Terroir might have been the theme of the event's keynote speeches, but Central Otago is just starting to explore its own. It's exciting - there are no boundaries and the possibility of making history,' enthuses long-time Central Otago winemaker and Bendigo pioneer Bauer, who's found Pinots from his Bendigo vineyard are turning out to be more powerful and masculine than the more delicate feminine style he prefers -

but that's part of the thrill.

Central has developed a core Pinot style - one of pure, soft cherry fruit fused with spice - but there's plenty of variation on this theme emerging from its diverse subregions.

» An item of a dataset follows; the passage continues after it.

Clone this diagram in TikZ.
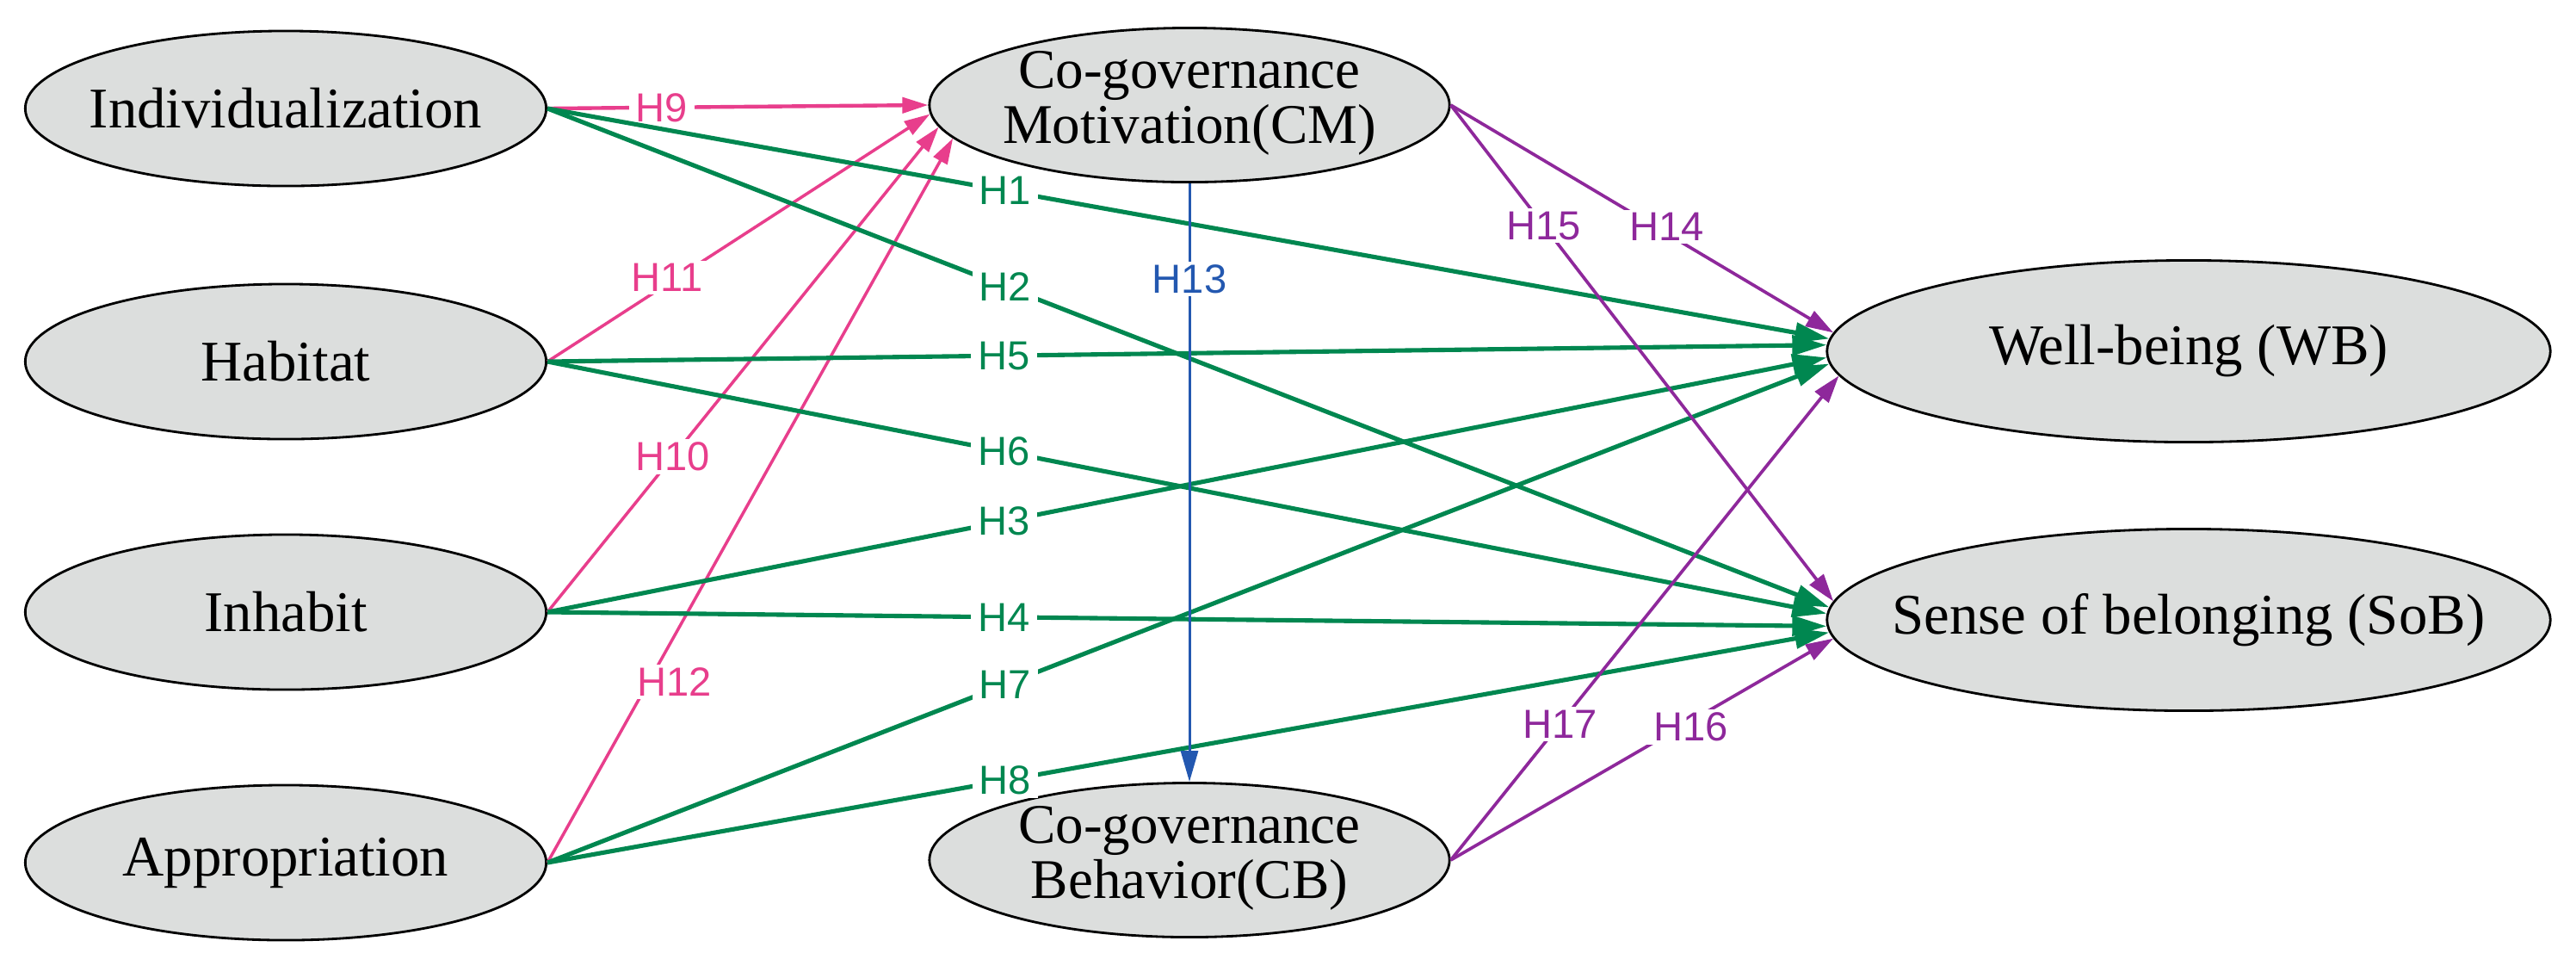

The individual Pinots made by Shaw, who takes a non-interventionalist approach to winemaking, provides just one illustration of how terroir is driving difference, rather than the stamp of the winemaker.

Some Central Otagans, often limited by owning just one vineyard, are sticking to single-site wines. However, there has been a movement towards blending from across the region to spread risk and gain greater consistency - an approach particularly relevant to a subregion like Gibbston, whose elegant racy Pinots can be some of the best in warm years and then virtually non-existent in frost-affected ones. The public want consistency, and blending fruit from our vineyards in different subregions allows us to achieve this,' thinks Peregrine's Greg Hay, who reports no resistance to his Pinot being a regional blend in most years.

One cannot help being impressed by the region's dramatic vineyards, but it's the human element in Central Otago that holds the key to unlocking its Pinots' potential. The region's predominantly young but widely travelled and tasted winemakers and viticulturalists are starting to unravel the mysteries of the region's terroir, allowing it to be expressed through increasingly sensitive handling. They may be close to making that grand jet to greatness, but avoiding such grandiloquence, I'd prefer to say that, for now, they're making some good stuff.